-- Records with drawing code --
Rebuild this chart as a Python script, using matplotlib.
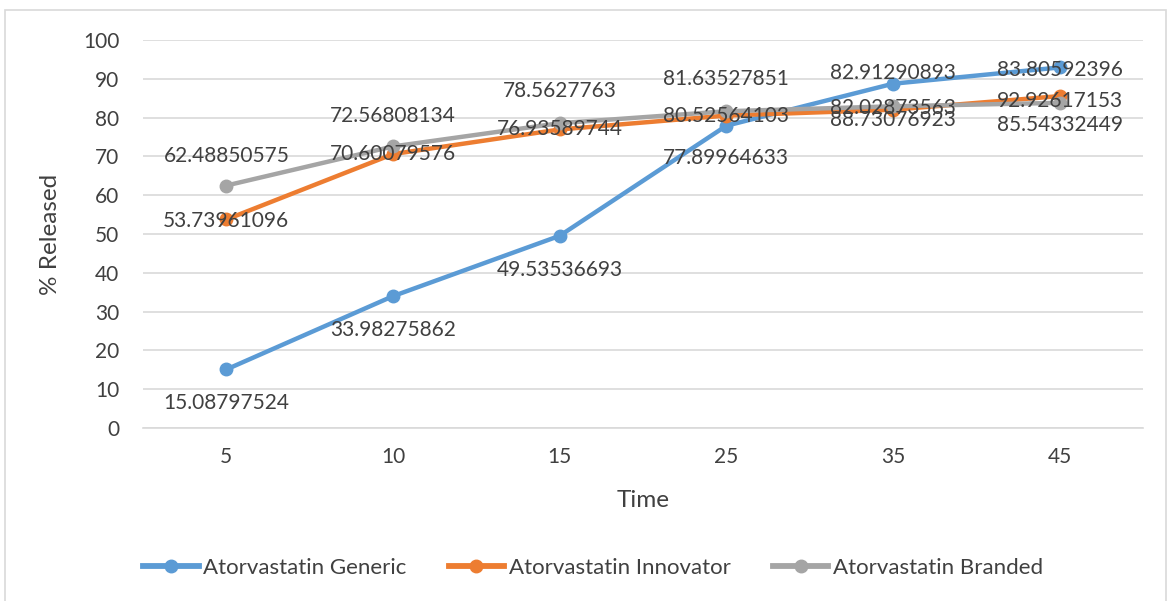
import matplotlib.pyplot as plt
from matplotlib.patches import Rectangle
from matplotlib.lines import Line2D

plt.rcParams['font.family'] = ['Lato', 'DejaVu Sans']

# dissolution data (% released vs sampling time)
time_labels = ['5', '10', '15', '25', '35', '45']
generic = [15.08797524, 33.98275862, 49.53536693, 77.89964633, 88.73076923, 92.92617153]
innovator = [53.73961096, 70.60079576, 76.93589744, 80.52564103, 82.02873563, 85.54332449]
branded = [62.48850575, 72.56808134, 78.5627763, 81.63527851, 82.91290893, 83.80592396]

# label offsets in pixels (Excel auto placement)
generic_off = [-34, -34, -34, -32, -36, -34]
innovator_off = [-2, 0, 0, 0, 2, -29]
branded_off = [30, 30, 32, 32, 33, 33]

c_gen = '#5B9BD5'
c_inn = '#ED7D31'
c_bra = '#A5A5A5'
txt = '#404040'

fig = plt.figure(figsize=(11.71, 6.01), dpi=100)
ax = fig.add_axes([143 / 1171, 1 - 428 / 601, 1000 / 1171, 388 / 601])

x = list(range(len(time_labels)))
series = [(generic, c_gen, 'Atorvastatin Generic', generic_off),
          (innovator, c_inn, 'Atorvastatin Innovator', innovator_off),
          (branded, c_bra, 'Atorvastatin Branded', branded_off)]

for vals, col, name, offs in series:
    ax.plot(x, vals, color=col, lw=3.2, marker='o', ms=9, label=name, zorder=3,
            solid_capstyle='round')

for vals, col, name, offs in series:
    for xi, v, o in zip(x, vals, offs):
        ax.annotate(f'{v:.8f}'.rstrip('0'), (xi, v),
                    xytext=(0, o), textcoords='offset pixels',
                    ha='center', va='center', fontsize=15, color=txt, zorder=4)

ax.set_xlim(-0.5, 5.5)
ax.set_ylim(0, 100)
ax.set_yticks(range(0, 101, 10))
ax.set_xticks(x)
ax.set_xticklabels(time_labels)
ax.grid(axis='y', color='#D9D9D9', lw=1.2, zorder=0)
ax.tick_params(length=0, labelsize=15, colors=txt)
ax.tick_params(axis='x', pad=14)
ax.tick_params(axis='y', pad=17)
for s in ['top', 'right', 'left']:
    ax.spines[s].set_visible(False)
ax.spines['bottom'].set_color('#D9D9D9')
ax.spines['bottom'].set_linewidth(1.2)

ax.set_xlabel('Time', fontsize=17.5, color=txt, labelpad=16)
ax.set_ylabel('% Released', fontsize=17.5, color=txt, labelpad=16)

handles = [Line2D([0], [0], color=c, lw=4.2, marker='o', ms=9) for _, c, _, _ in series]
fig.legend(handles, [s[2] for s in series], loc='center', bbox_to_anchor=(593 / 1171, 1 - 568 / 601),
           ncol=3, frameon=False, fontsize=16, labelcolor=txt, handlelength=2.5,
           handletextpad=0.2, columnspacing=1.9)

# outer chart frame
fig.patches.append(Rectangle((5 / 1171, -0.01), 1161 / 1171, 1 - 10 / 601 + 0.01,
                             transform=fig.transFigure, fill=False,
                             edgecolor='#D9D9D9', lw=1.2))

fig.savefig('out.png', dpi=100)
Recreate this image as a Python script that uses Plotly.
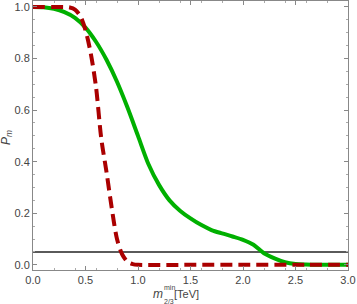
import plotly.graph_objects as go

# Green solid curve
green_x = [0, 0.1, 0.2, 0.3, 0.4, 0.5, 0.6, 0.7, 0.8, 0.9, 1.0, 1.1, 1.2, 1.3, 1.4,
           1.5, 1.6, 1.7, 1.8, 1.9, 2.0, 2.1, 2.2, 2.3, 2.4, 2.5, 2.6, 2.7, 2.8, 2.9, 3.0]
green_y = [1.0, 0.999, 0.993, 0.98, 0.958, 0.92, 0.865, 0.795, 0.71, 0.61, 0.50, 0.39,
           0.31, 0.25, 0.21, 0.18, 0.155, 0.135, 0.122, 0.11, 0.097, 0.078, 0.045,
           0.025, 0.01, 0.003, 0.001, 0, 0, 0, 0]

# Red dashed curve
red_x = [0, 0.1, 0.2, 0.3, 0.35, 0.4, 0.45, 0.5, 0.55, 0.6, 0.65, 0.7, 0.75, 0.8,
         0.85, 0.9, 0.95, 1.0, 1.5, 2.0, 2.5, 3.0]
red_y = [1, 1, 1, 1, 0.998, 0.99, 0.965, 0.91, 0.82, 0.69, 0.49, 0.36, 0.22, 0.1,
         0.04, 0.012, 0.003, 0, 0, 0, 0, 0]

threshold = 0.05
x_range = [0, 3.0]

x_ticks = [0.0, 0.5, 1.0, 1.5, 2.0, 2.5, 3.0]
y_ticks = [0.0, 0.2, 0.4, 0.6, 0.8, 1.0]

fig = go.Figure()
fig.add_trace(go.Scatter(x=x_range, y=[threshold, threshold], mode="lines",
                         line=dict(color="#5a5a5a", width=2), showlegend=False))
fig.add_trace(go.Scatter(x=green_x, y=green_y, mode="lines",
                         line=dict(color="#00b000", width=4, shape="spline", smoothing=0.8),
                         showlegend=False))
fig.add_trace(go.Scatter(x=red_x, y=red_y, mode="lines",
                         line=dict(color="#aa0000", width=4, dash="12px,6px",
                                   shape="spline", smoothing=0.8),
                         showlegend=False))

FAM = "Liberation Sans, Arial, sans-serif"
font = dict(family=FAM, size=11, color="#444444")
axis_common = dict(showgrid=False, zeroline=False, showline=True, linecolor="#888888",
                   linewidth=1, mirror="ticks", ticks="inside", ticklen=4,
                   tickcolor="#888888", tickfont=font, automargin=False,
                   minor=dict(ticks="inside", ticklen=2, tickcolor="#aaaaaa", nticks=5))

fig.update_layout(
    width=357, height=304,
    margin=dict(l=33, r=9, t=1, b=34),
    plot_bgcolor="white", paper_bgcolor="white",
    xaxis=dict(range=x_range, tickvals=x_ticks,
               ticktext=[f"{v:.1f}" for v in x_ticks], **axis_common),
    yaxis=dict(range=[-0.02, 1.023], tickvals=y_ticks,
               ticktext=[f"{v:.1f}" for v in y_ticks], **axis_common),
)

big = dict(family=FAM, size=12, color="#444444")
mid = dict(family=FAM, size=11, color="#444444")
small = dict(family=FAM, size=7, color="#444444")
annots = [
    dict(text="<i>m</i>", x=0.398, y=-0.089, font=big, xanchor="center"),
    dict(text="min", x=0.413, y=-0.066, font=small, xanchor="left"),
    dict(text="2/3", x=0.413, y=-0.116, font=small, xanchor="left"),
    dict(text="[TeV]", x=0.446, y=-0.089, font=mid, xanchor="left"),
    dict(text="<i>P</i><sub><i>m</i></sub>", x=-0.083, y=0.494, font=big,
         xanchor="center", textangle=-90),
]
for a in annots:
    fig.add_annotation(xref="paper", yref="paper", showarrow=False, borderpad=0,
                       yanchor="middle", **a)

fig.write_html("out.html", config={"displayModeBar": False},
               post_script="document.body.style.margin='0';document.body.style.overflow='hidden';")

-- What the exercise asks --
Your job is to reproduce the lines from the one with "Recreate this image" through the one with "import plotly.graph_objects as go", both kept, exactly as they are. Leave out the pictures.

-- Complete answer --
Recreate this image as a Python script that uses Plotly.
import plotly.graph_objects as go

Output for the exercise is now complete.